I'm not saying that Adidas getting on ELEAGUE for the logo similarity is the end of esports. I'm simply saying that this is discouraging. Making a completely original brand that has absolutely no similarities to any other is pretty tough these days. For example, the word "ELEAGUE" (yes, in all caps) was filed for a trademark by a guy named Arthur George Monto in September 2015. It's mostly about traditional sports, but it's straight-up biblical: there is nothing new under the sun.
It'll take time for esports to grow bigger, and there'll be more friction like this until it does.
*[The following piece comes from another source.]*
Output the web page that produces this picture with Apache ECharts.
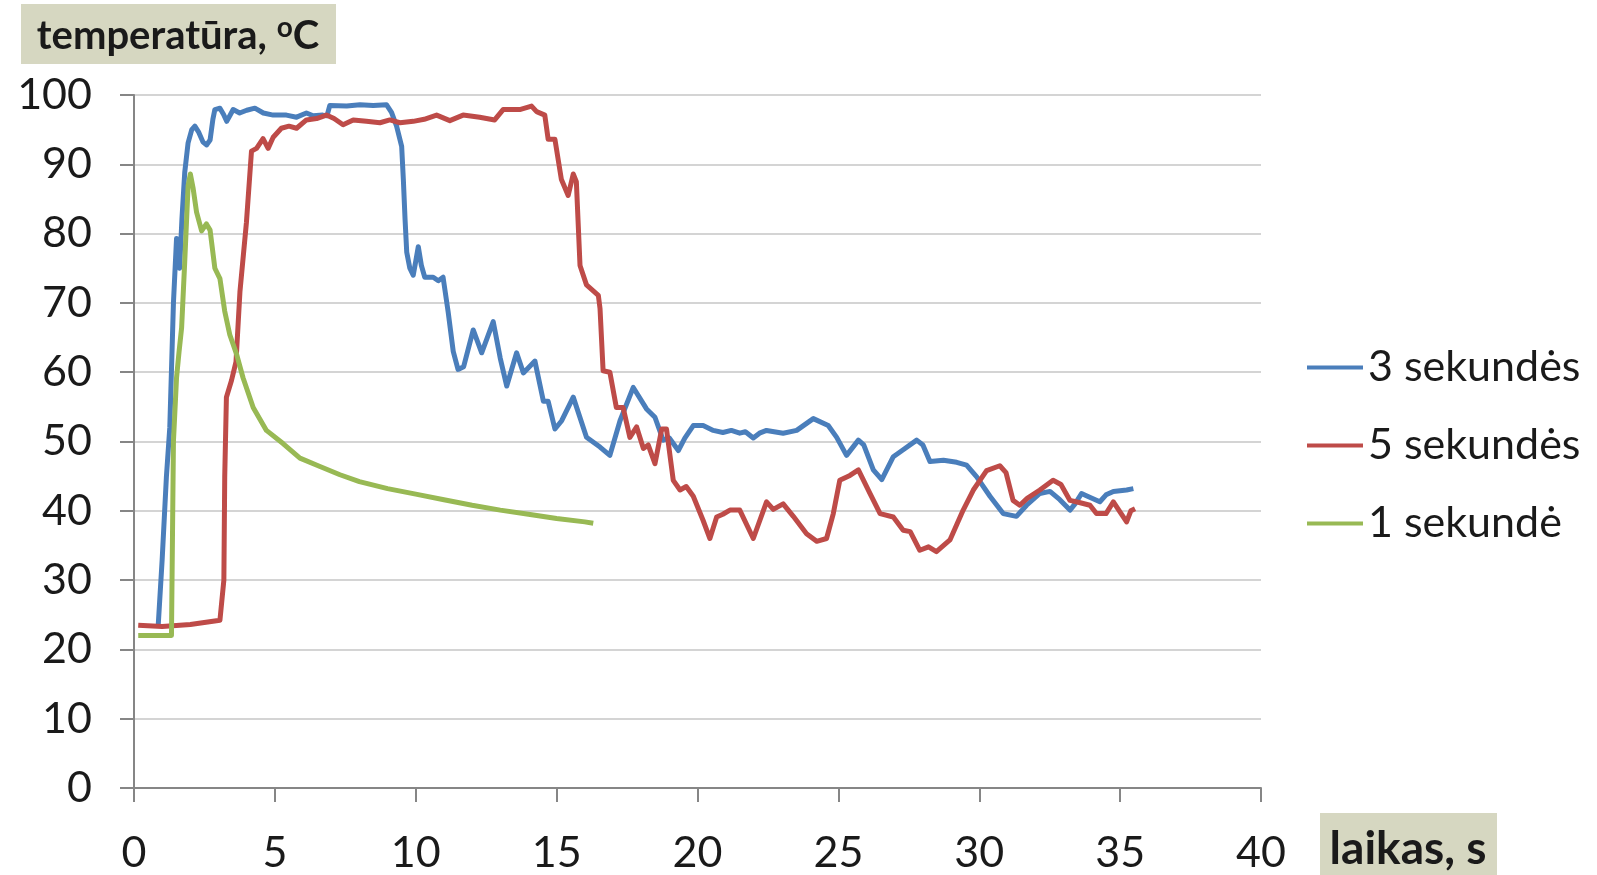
<!DOCTYPE html>
<html>
<head>
<meta charset="utf-8">
<script src="https://cdn.jsdelivr.net/npm/echarts@6/dist/echarts.min.js"></script>
<style>
  html, body { margin: 0; padding: 0; background: #ffffff; }
  #chart { width: 1597px; height: 875px; }
</style>
</head>
<body>
<div id="chart"></div>
<script>
// Temperature vs. time for three exposure durations
const seriesNames = ['3 sekundės', '5 sekundės', '1 sekundė'];
const seriesColors = ['#4a7ebb', '#be4b48', '#98b954'];

const xTicks = [0, 5, 10, 15, 20, 25, 30, 35, 40];
const yTicks = [0, 10, 20, 30, 40, 50, 60, 70, 80, 90, 100];

// 3 sekundės
const time3 = [0.86, 1.00, 1.15, 1.27, 1.40, 1.51, 1.56, 1.62, 1.70, 1.80, 1.92, 2.05, 2.16, 2.30, 2.45, 2.58, 2.70, 2.80, 2.87, 3.05,
  3.18, 3.29, 3.40, 3.52, 3.75, 4.00, 4.29, 4.59, 4.94, 5.41, 5.77, 6.12, 6.36, 6.70, 6.85, 6.95, 7.55, 8.02, 8.49, 8.96,
  9.14, 9.32, 9.50, 9.56, 9.62, 9.68, 9.79, 9.91, 10.00, 10.09, 10.20, 10.32, 10.62, 10.80, 10.97, 11.15, 11.33, 11.50, 11.70, 12.04,
  12.34, 12.75, 13.00, 13.23, 13.58, 13.82, 14.23, 14.53, 14.70, 14.94, 15.18, 15.59, 16.06, 16.54, 16.89, 17.25, 17.72, 18.19, 18.49, 18.78,
  19.00, 19.32, 19.55, 19.85, 20.20, 20.56, 20.90, 21.20, 21.50, 21.70, 21.98, 22.20, 22.45, 23.04, 23.52, 24.11, 24.64, 24.94, 25.29, 25.71,
  25.90, 26.24, 26.54, 26.95, 27.30, 27.78, 28.00, 28.25, 28.73, 29.20, 29.55, 29.91, 30.38, 30.85, 31.32, 31.68, 32.15, 32.51, 32.86, 33.22,
  33.40, 33.63, 33.90, 34.28, 34.50, 34.76, 35.23, 35.47];
const temp3 = [23.5, 33.0, 44.9, 52.0, 70.0, 79.3, 77.0, 75.0, 82.0, 88.8, 93.1, 95.0, 95.5, 94.6, 93.2, 92.8, 93.5, 96.5, 97.9, 98.1,
  97.2, 96.2, 97.0, 97.9, 97.4, 97.8, 98.1, 97.4, 97.1, 97.1, 96.8, 97.4, 97.0, 97.1, 97.0, 98.5, 98.4, 98.6, 98.5, 98.6,
  97.5, 95.5, 92.6, 87.8, 82.1, 77.3, 75.0, 74.0, 76.0, 78.1, 75.4, 73.7, 73.7, 73.2, 73.7, 68.7, 63.0, 60.4, 60.8, 66.1,
  62.8, 67.3, 62.0, 58.0, 62.8, 59.9, 61.6, 55.8, 55.8, 51.8, 53.0, 56.4, 50.6, 49.2, 48.0, 53.0, 57.8, 54.7, 53.5, 50.2,
  50.5, 48.7, 50.5, 52.3, 52.3, 51.6, 51.3, 51.6, 51.2, 51.4, 50.5, 51.2, 51.6, 51.2, 51.6, 53.3, 52.3, 50.6, 48.0, 50.2,
  49.5, 45.9, 44.5, 47.8, 48.8, 50.2, 49.5, 47.1, 47.3, 47.0, 46.6, 44.9, 42.1, 39.6, 39.2, 40.8, 42.5, 42.8, 41.6, 40.1,
  41.0, 42.5, 42.0, 41.3, 42.3, 42.8, 43.0, 43.2];

// 5 sekundės
const time5 = [0.15, 1.00, 2.00, 3.05, 3.19, 3.22, 3.28, 3.46, 3.62, 3.76, 3.99, 4.17, 4.35, 4.58, 4.76, 4.94, 5.23, 5.50, 5.77, 6.12,
  6.48, 6.83, 7.10, 7.42, 7.78, 8.25, 8.73, 9.08, 9.44, 9.91, 10.30, 10.74, 11.21, 11.68, 12.27, 12.80, 13.10, 13.69, 14.11, 14.29,
  14.58, 14.70, 14.94, 15.17, 15.41, 15.59, 15.70, 15.83, 16.06, 16.48, 16.54, 16.65, 16.89, 17.12, 17.36, 17.60, 17.84, 18.08, 18.25, 18.49,
  18.73, 18.90, 19.14, 19.38, 19.60, 19.85, 20.20, 20.44, 20.68, 20.90, 21.15, 21.50, 21.98, 22.45, 22.69, 23.04, 23.40, 23.87, 24.23, 24.58,
  24.82, 25.05, 25.41, 25.71, 26.12, 26.48, 26.95, 27.30, 27.55, 27.89, 28.20, 28.48, 28.96, 29.43, 29.79, 30.26, 30.73, 30.95, 31.20, 31.44,
  31.70, 32.15, 32.62, 32.90, 33.22, 33.55, 33.93, 34.16, 34.50, 34.76, 35.00, 35.23, 35.38, 35.53];
const temp5 = [23.5, 23.3, 23.6, 24.2, 30.0, 44.9, 56.4, 58.8, 61.5, 71.6, 81.6, 91.9, 92.3, 93.7, 92.3, 93.9, 95.2, 95.5, 95.2, 96.4,
  96.6, 97.1, 96.6, 95.7, 96.4, 96.2, 96.0, 96.4, 96.0, 96.2, 96.5, 97.1, 96.3, 97.1, 96.8, 96.4, 97.9, 97.9, 98.4, 97.6,
  97.1, 93.6, 93.6, 87.8, 85.5, 88.6, 87.5, 75.4, 72.6, 71.1, 69.2, 60.2, 60.0, 54.9, 54.9, 50.6, 52.1, 49.0, 49.5, 46.8,
  51.8, 51.8, 44.4, 43.0, 43.5, 42.1, 38.6, 36.0, 39.1, 39.5, 40.1, 40.1, 36.0, 41.3, 40.2, 41.0, 39.2, 36.7, 35.6, 36.0,
  39.6, 44.4, 45.1, 45.9, 42.5, 39.6, 39.1, 37.2, 37.0, 34.3, 34.8, 34.1, 35.8, 40.1, 43.0, 45.8, 46.5, 45.5, 41.5, 40.8,
  41.8, 43.0, 44.4, 43.8, 41.5, 41.2, 40.8, 39.6, 39.6, 41.3, 39.8, 38.4, 40.0, 40.3];

// 1 sekundė
const time1 = [0.15, 1.33, 1.40, 1.51, 1.60, 1.69, 1.80, 1.92, 2.00, 2.10, 2.22, 2.40, 2.57, 2.70, 2.87, 3.05, 3.22, 3.40, 3.64, 3.87,
  4.23, 4.70, 5.29, 5.89, 6.60, 7.31, 8.00, 9.00, 10.00, 11.00, 12.00, 13.00, 14.00, 15.00, 16.00, 16.30];
const temp1 = [22.0, 22.0, 50.0, 59.2, 63.0, 66.4, 75.9, 86.9, 88.6, 86.5, 83.1, 80.4, 81.4, 80.5, 75.0, 73.5, 68.8, 65.4, 62.6, 59.2,
  54.9, 51.6, 49.7, 47.6, 46.4, 45.2, 44.2, 43.2, 42.4, 41.6, 40.8, 40.1, 39.5, 38.9, 38.4, 38.2];

const zip = (xs, ys) => xs.map((x, i) => [x, ys[i]]);
const seriesData = [zip(time3, temp3), zip(time5, temp5), zip(time1, temp1)];

const FONT = 'Lato';
const TEXT = '#1a1a1a';
const AXIS = '#868686';
const BOX = '#d6d7c1';

const chart = echarts.init(document.getElementById('chart'), null, { renderer: 'canvas' });

chart.setOption({
  animation: false,
  backgroundColor: '#ffffff',
  grid: { left: 134, right: 336, top: 95, bottom: 81, containLabel: false },
  xAxis: {
    type: 'value',
    min: xTicks[0],
    max: xTicks[xTicks.length - 1],
    interval: xTicks[1] - xTicks[0],
    axisLine: { show: true, lineStyle: { color: AXIS, width: 2 } },
    axisTick: { show: true, length: 14, lineStyle: { color: AXIS, width: 2 } },
    splitLine: { show: false },
    axisLabel: { fontFamily: FONT, fontSize: 43, color: TEXT, margin: 44 }
  },
  yAxis: {
    type: 'value',
    min: yTicks[0],
    max: yTicks[yTicks.length - 1],
    interval: yTicks[1] - yTicks[0],
    axisLine: { show: true, lineStyle: { color: AXIS, width: 2 } },
    axisTick: { show: true, length: 14, lineStyle: { color: AXIS, width: 2 } },
    splitLine: { show: true, lineStyle: { color: '#d4d4d4', width: 2 } },
    axisLabel: { fontFamily: FONT, fontSize: 43, color: TEXT, margin: 42 }
  },
  legend: {
    orient: 'vertical',
    left: 1302,
    top: 341,
    icon: 'rect',
    itemWidth: 56,
    itemHeight: 4,
    itemGap: 35,
    textStyle: { fontFamily: FONT, fontSize: 43, color: TEXT, lineHeight: 40 },
    data: seriesNames
  },
  series: seriesNames.map((name, i) => ({
    name,
    type: 'line',
    data: seriesData[i],
    showSymbol: false,
    symbol: 'none',
    color: seriesColors[i],
    lineStyle: { width: 5, color: seriesColors[i], join: 'round' },
    z: i === 2 ? 3 : 2
  })),
  graphic: [
    {
      type: 'group',
      left: 21,
      top: 4,
      children: [
        { type: 'rect', shape: { x: 0, y: 0, width: 315, height: 60 }, style: { fill: BOX } },
        {
          type: 'text',
          x: 157, y: 32,
          style: {
            text: 'temperatūra, {sup|o}C',
            font: 'bold 40px Lato',
            fill: TEXT,
            align: 'center',
            verticalAlign: 'middle',
            rich: {
              sup: { fontFamily: FONT, fontWeight: 'bold', fontSize: 28, verticalAlign: 'top', lineHeight: 44, fill: TEXT }
            }
          }
        }
      ]
    },
    {
      type: 'group',
      left: 1320,
      top: 813,
      children: [
        { type: 'rect', shape: { x: 0, y: 0, width: 177, height: 62 }, style: { fill: BOX } },
        {
          type: 'text',
          x: 88, y: 36,
          style: {
            text: 'laikas, s',
            font: 'bold 46px Lato',
            fill: TEXT,
            align: 'center',
            verticalAlign: 'middle'
          }
        }
      ]
    }
  ]
});
</script>
</body>
</html>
It might not take the form of more public legal challenges like this, it might end up more in back rooms, in attempts to convince investors to jump in, but it'll happen. Esports can grow despite all this, but it's a step off the path in a direction esports doesn't need right now.
Grade C- — Adidas has the legal right and means to challenge ELEAGUE on the logo trademark, and they could very well win and either block the applications or reach some sort of settlement. But win or lose, the fact that the opposition is public and has attracted media attention will give people more reasons to slow down growth in esports.